In “Counting the Clouds” Neil wants to be a photographer, and ends up doing just that at a wedding. I picked wedding photography for my hero because I used to do it myself and had a number of amusing incidents to draw on. It also fitted well with the theme of the novel, that the protagonist thought in pictures, because he didn’t know any words. And the girl he falls in love with is a model (which I was also when much, much younger). So use your own experience, as much as possible: even the most unlikely incidents will ring true if they actually happened (Did I mention the time I jumped, fully (and smartly) clothed into a swimming pool to get the right angle on a bride?)
6) When you’ve got a chapter you’re happy with, put it away in a drawer (a digital drawer?). Don’t look at it for as long as you can bear. Don’t even think about it. Try to forget it. To assess pace, balance of description with events, fluidity of dialogue, all the things that get past us when we’re writing, we need to see it afresh and that only happens when we’ve forgotten it. It gets easier as you get older… I took a couple of creative writing courses at UAE, run in conjunction with the Writer’s Centre Norwich and hosted by an extremely good writer and tutor, Sarah Bower.
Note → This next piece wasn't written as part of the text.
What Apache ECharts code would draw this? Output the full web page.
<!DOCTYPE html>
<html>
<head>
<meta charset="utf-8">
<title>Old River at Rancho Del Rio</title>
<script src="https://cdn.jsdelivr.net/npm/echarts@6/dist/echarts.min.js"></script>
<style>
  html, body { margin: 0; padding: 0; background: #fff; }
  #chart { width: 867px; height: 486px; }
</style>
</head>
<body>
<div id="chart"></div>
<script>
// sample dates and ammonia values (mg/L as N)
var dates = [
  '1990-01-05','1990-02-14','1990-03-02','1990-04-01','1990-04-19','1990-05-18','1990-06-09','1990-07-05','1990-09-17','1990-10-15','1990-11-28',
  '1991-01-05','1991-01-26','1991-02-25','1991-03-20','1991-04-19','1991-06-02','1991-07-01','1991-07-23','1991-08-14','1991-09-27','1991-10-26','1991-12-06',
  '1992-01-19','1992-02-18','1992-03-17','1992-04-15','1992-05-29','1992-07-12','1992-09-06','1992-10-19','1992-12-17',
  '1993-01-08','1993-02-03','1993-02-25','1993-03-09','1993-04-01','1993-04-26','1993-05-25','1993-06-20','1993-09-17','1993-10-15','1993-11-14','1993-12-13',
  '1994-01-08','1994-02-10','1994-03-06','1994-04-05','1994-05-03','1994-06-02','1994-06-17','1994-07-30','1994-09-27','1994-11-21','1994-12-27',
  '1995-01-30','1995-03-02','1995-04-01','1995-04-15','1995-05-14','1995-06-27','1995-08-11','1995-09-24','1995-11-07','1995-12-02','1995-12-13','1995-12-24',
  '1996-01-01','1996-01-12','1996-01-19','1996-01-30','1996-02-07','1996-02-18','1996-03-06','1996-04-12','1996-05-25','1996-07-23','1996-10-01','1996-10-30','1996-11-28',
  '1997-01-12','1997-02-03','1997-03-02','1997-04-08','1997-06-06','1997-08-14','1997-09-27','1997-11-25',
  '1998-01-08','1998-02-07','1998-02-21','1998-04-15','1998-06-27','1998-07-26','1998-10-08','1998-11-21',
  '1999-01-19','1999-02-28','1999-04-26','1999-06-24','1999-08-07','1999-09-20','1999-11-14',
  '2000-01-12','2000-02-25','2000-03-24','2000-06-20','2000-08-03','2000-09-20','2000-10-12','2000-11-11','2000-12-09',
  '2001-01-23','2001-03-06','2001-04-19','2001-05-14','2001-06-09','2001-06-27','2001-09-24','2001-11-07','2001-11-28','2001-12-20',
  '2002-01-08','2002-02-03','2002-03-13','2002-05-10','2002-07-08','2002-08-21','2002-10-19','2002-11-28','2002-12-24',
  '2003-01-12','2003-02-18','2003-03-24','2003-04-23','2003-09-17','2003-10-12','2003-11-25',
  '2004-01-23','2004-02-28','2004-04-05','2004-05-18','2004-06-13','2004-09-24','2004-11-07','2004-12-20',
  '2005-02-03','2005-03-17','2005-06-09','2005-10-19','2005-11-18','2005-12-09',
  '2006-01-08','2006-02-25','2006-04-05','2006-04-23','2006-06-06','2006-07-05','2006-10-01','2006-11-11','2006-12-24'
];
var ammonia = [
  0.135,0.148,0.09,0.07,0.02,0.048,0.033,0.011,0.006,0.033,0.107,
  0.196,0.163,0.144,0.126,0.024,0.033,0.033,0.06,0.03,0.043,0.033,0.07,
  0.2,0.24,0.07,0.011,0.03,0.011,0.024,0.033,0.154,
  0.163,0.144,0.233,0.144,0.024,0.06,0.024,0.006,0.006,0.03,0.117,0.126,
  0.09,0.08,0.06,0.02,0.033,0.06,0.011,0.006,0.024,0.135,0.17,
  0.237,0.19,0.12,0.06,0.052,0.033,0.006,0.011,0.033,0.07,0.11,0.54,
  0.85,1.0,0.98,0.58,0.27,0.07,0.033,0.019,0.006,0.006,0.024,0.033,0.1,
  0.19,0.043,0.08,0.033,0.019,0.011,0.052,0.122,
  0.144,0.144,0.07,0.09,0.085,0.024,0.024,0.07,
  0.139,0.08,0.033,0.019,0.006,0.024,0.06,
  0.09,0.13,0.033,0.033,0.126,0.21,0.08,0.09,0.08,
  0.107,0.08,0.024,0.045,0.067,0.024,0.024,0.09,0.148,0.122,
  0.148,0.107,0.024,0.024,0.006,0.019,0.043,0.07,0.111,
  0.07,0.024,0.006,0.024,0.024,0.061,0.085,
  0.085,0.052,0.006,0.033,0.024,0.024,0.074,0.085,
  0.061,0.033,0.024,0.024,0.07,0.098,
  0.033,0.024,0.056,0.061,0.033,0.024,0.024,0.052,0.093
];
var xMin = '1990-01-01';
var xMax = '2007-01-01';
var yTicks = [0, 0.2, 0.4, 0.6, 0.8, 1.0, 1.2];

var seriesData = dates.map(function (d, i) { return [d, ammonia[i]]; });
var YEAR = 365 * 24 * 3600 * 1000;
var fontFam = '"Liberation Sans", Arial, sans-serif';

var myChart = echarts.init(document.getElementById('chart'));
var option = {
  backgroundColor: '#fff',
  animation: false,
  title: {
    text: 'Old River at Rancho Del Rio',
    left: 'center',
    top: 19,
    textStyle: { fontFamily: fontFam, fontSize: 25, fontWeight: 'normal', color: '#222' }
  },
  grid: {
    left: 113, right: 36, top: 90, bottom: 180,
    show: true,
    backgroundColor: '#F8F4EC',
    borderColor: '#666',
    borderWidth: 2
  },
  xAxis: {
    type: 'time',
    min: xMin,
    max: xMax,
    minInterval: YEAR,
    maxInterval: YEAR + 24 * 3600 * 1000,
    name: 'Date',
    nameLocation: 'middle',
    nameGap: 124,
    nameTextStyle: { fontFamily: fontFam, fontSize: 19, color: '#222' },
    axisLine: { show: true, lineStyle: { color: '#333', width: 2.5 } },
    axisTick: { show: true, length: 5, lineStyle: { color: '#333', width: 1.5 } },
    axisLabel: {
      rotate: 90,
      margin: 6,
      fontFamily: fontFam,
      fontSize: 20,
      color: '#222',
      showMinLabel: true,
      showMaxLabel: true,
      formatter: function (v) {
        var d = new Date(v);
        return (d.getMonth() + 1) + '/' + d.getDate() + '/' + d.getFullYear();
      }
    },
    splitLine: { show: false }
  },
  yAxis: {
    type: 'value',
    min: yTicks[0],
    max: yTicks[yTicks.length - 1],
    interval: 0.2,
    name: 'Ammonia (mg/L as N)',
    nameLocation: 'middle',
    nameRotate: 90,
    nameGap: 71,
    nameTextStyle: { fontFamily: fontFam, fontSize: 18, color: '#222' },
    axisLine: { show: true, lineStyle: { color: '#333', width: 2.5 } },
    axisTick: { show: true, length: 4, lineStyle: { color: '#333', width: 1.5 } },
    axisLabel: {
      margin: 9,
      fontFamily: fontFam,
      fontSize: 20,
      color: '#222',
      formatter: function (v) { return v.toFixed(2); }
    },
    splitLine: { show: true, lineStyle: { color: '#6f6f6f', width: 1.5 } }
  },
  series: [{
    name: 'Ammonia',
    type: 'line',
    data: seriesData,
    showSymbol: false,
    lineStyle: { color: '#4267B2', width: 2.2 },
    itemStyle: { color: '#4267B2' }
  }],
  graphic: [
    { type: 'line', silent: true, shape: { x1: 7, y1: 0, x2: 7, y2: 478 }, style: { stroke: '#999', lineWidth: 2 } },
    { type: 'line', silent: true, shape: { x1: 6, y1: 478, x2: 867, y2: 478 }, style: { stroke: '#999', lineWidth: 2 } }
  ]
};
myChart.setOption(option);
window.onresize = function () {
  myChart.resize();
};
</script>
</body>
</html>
She calls this process “distancing yourself from your work” which sums it up perfectly.
7) Your critics are like gold dust. Treat them accordingly. Listen to what they say, and what they don’t. Never, ever argue with them. You’ve asked for their opinion and they’ve given it. They may not have done it very well-many people aren’t good at criticism- but don’t take it personally. Become better at taking it than they are at giving it. Be the professional.
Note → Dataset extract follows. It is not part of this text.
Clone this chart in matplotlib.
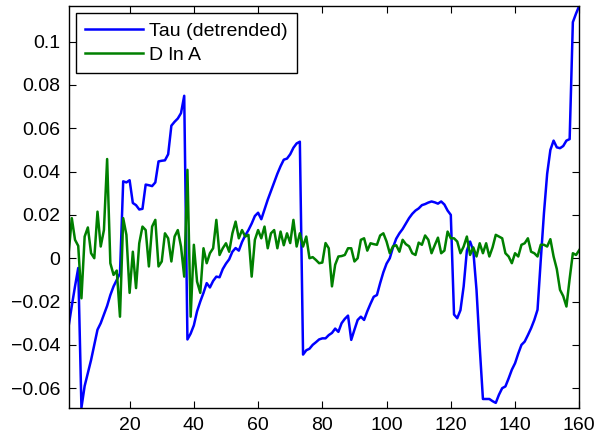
import numpy as np
import matplotlib
matplotlib.use('Agg')
import matplotlib.pyplot as plt
from matplotlib.ticker import FuncFormatter

plt.rcParams['font.family'] = ['Liberation Sans', 'DejaVu Sans']

# Tau (detrended), one value per period
tau = [
    -0.0315, -0.022, -0.013, -0.0045, -0.069, -0.059, -0.053, -0.047, -0.040, -0.033,
    -0.030, -0.026, -0.022, -0.017, -0.013, -0.010, -0.007, 0.0355, 0.035, 0.036,
    0.0255, 0.0245, 0.0225, 0.0228, 0.034, 0.0337, 0.0333, 0.035, 0.0447, 0.045,
    0.0452, 0.048, 0.0612, 0.063, 0.0645, 0.067, 0.075, -0.0375, -0.0348, -0.031,
    -0.0245, -0.020, -0.016, -0.0115, -0.0135, -0.0105, -0.0085, -0.0088, -0.005, -0.0025,
    -0.0005, 0.003, 0.0047, 0.0035, 0.0075, 0.0105, 0.013, 0.016, 0.0195, 0.021,
    0.018, 0.0225, 0.027, 0.031, 0.035, 0.039, 0.0425, 0.0455, 0.046, 0.048,
    0.051, 0.053, 0.0538, -0.0445, -0.0425, -0.0418, -0.040, -0.0388, -0.0375, -0.037,
    -0.037, -0.0355, -0.0345, -0.0325, -0.034, -0.030, -0.028, -0.0265, -0.0377, -0.033,
    -0.0285, -0.027, -0.0285, -0.0245, -0.021, -0.0178, -0.017, -0.0115, -0.0065, -0.0025,
    0.000, 0.005, 0.009, 0.0115, 0.0135, 0.016, 0.0185, 0.0205, 0.022, 0.023,
    0.0245, 0.025, 0.0257, 0.0262, 0.0258, 0.0252, 0.0262, 0.0248, 0.022, 0.020,
    -0.026, -0.0277, -0.024, -0.013, 0.0035, 0.0077, 0.0035, -0.0146, -0.041, -0.065,
    -0.065, -0.065, -0.066, -0.0668, -0.063, -0.060, -0.0592, -0.0555, -0.0515, -0.0485,
    -0.044, -0.040, -0.0385, -0.0355, -0.0323, -0.0285, -0.0238, -0.001, 0.0208, 0.039,
    0.050, 0.0543, 0.0512, 0.0508, 0.0518, 0.0543, 0.055, 0.109, 0.113, 0.1166,
]

# D ln A
dlna = [
    0.002, 0.0185, 0.0085, 0.0057, -0.0185, 0.010, 0.0142, 0.0023, 0.000, 0.0215,
    0.0054, 0.013, 0.0458, -0.0023, -0.0077, -0.0057, -0.027, 0.0185, 0.0108, -0.016,
    0.003, -0.0138, 0.0069, 0.0146, 0.013, -0.0038, 0.0146, 0.0177, -0.0038, -0.0015,
    0.0115, 0.0092, -0.0015, 0.010, 0.013, 0.0054, -0.0085, 0.0408, -0.027, 0.0062,
    -0.0108, -0.016, 0.0046, -0.0023, 0.0023, 0.0046, 0.0177, 0.0015, 0.0046, 0.0069,
    0.003, 0.0115, 0.0169, 0.0092, 0.013, 0.010, 0.0108, -0.0085, 0.0085, 0.013,
    0.0092, 0.0146, 0.0046, 0.0115, 0.013, 0.0046, 0.0123, 0.006, 0.0115, 0.007,
    0.0177, 0.0054, 0.0115, 0.0054, 0.010, 0.000, 0.0005, -0.0008, -0.0023, -0.002,
    0.007, 0.0046, -0.013, -0.003, 0.0008, 0.001, 0.0015, 0.0046, 0.0046, -0.0015,
    0.000, 0.0085, 0.0092, 0.0035, 0.0069, 0.0065, 0.0062, 0.0105, 0.0115, 0.0077,
    0.0023, 0.0055, 0.006, 0.003, 0.0085, 0.0065, 0.0055, 0.0023, 0.0015, 0.0072,
    0.0062, 0.0105, 0.0085, 0.0023, 0.006, 0.0095, 0.0023, 0.0035, 0.0123, 0.0092,
    0.0092, 0.0077, 0.0023, 0.0054, 0.010, 0.0015, 0.005, 0.0008, 0.0069, 0.0023,
    0.0069, 0.0008, 0.005, 0.0108, 0.010, 0.0092, 0.0023, 0.0008, -0.0023, 0.0023,
    0.0008, 0.0062, 0.0069, 0.0092, 0.003, 0.0023, 0.0008, 0.0062, 0.0062, 0.0054,
    0.0088, 0.0008, -0.005, -0.0146, -0.0175, -0.0223, -0.0095, 0.0023, 0.0015, 0.0038,
]

x = np.arange(1, len(tau) + 1)

fig = plt.figure(figsize=(5.98, 4.38), dpi=100)
ax = fig.add_axes([0.1147, 0.0678, 0.854, 0.9192])

ax.plot(x, tau, color=(0, 0, 1), lw=1.8, label='Tau (detrended)')
ax.plot(np.arange(1, len(dlna) + 1), dlna, color=(0, 0.5, 0), lw=1.8, label='D ln A')

ax.set_xlim(1, 160)
ax.set_ylim(-0.0693, 0.1166)
ax.set_xticks(range(20, 161, 20))
ax.set_yticks(np.arange(-0.06, 0.101, 0.02))
ax.yaxis.set_major_formatter(FuncFormatter(lambda v, p: ('%g' % round(v, 4)).replace('-', '\u2212')))

ax.tick_params(direction='in', top=True, right=True, length=5, width=0.8, labelsize=14, pad=6)
for s in ax.spines.values():
    s.set_linewidth(1.0)

leg = ax.legend(loc='upper left', fontsize=14, fancybox=False, edgecolor='black',
                framealpha=1, borderpad=0.45, labelspacing=0.35, handlelength=3.0,
                handletextpad=0.3, borderaxespad=0.4)
leg.get_frame().set_linewidth(1.0)

fig.savefig('out.png', dpi=100)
8) Have a hook. Whatever you write, crime, mystery, fantasy… make your protagonist different. Otherwise you’ll sink. There are millions of books out there. But a romance with a deaf hero (or dumb, or blind, take your pick), is a memorable sound bite and makes for an interesting character to write about. And, remembering that in all the best books the hero is on an emotional journey (as well as everything else that they are struggling with), a disability gives you lots of scope: does he (or she) finally come to terms with it, learn how to overcome it…etc?
Act like a writer
9) You’re not going to like this one. Act like a pro, right from the start. Start marketing yourself. Write short stories, enter competitions, promote yourself on the Internet. It takes a long time to build up a presence: you can’t just join Facebook one week and have a following the next. Success here is made up of a very large number of very small actions over a long period of time. So start NOW. Don’t wait till you’ve finished your book: that’s just putting it off. Your first novel is a huge undertaking: accept that it’s unlikely to be a best-seller. (Stop ignoring me!) Consider putting it out as a serial, to start finding your audience. When people do read it, you’ll get a huge buzz…and want to write more. Then you’ll have an audience waiting for your second.
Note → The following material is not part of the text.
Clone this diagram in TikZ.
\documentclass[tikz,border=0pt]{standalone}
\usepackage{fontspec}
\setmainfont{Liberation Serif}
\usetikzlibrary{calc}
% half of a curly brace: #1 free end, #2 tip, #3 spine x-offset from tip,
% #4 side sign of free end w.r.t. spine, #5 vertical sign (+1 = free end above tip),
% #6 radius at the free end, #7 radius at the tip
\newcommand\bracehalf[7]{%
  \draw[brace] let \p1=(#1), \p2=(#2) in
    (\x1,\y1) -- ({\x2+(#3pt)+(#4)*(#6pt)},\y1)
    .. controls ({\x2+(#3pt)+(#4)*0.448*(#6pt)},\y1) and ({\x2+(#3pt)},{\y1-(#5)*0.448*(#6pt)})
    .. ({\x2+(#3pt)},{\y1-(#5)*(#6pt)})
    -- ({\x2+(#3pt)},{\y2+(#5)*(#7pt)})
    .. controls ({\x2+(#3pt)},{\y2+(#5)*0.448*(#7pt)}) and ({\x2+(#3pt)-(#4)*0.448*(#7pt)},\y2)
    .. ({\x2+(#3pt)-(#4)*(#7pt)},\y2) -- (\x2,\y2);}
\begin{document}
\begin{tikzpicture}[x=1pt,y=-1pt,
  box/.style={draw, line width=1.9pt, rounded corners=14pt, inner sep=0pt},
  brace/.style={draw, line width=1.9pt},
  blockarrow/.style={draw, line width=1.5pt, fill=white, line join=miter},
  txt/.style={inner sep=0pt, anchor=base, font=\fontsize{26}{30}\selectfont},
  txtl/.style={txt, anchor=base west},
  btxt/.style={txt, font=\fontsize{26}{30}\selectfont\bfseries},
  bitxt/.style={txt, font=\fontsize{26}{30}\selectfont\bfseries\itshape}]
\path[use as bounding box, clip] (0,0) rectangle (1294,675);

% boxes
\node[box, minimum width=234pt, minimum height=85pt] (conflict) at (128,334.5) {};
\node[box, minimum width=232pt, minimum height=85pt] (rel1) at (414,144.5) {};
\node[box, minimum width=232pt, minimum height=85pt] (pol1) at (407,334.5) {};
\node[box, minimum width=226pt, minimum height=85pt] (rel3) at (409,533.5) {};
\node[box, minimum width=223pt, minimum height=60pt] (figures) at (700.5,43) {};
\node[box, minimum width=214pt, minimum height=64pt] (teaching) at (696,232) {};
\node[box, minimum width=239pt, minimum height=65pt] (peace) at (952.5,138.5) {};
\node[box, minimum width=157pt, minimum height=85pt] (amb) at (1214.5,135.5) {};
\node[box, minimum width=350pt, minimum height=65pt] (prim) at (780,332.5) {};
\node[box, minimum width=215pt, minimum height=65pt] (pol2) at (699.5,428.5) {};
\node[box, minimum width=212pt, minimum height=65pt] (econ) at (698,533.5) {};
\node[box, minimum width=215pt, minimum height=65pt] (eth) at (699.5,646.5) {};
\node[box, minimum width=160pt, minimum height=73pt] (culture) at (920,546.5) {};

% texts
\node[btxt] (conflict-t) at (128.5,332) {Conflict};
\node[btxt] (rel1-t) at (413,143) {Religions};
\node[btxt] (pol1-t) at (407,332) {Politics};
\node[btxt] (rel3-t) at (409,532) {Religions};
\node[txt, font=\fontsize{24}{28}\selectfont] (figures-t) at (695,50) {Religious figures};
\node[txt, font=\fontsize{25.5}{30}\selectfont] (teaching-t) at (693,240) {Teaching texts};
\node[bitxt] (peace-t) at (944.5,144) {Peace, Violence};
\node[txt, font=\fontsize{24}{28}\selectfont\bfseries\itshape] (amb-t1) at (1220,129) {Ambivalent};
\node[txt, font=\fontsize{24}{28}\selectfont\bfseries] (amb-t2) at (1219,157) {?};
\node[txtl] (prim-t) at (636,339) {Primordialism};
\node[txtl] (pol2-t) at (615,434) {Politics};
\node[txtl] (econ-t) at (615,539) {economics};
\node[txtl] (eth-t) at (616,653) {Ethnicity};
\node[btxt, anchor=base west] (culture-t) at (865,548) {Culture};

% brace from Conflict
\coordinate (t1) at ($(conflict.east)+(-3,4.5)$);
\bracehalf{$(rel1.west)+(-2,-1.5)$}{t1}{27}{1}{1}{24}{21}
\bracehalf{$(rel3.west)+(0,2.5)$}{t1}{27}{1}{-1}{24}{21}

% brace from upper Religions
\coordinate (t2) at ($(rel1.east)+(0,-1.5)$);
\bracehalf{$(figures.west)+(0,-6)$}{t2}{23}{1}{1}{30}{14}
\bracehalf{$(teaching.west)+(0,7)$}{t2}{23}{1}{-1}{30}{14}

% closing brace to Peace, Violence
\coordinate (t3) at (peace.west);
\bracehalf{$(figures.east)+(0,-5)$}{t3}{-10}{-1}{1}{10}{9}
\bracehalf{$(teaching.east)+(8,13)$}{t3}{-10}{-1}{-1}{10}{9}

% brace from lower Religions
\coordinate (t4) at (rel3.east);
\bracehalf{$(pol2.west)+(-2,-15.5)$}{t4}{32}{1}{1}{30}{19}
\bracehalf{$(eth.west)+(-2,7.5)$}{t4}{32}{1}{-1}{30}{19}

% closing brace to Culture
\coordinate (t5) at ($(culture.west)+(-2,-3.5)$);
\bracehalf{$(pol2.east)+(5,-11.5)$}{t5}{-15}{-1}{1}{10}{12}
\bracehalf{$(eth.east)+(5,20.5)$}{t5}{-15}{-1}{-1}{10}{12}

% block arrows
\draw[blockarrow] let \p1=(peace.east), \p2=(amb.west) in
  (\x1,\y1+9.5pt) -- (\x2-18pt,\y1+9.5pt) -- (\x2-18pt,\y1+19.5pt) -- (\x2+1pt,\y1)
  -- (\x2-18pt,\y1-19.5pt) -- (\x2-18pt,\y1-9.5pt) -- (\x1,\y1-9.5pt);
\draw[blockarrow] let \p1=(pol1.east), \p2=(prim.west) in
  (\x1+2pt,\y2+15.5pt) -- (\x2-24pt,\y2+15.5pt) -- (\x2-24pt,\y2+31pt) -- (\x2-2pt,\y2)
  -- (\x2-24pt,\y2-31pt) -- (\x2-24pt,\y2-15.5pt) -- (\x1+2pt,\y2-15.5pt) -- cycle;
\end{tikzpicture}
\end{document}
10) Don’t do it on your own. Join a writing group, enrol on a writing course, share with other writers. Steel yourself for their criticism. They, more than others, will be blunt. Listen when they tell you what is wrong with your book (some of them may be correct). When, being writers, they then tell you how to fix it, keep your interested face on and ignore them. It’s your book, not theirs.
10a) You’re not going to like this one either. Make it hurt…sometimes. Do the bits you don’t want to…like marketing, like endless editing, like finding new contacts, like practising your elevator pitch in front of the mirror until it’s perfect.
Because, in the end, you have to do all of it to succeed as an author.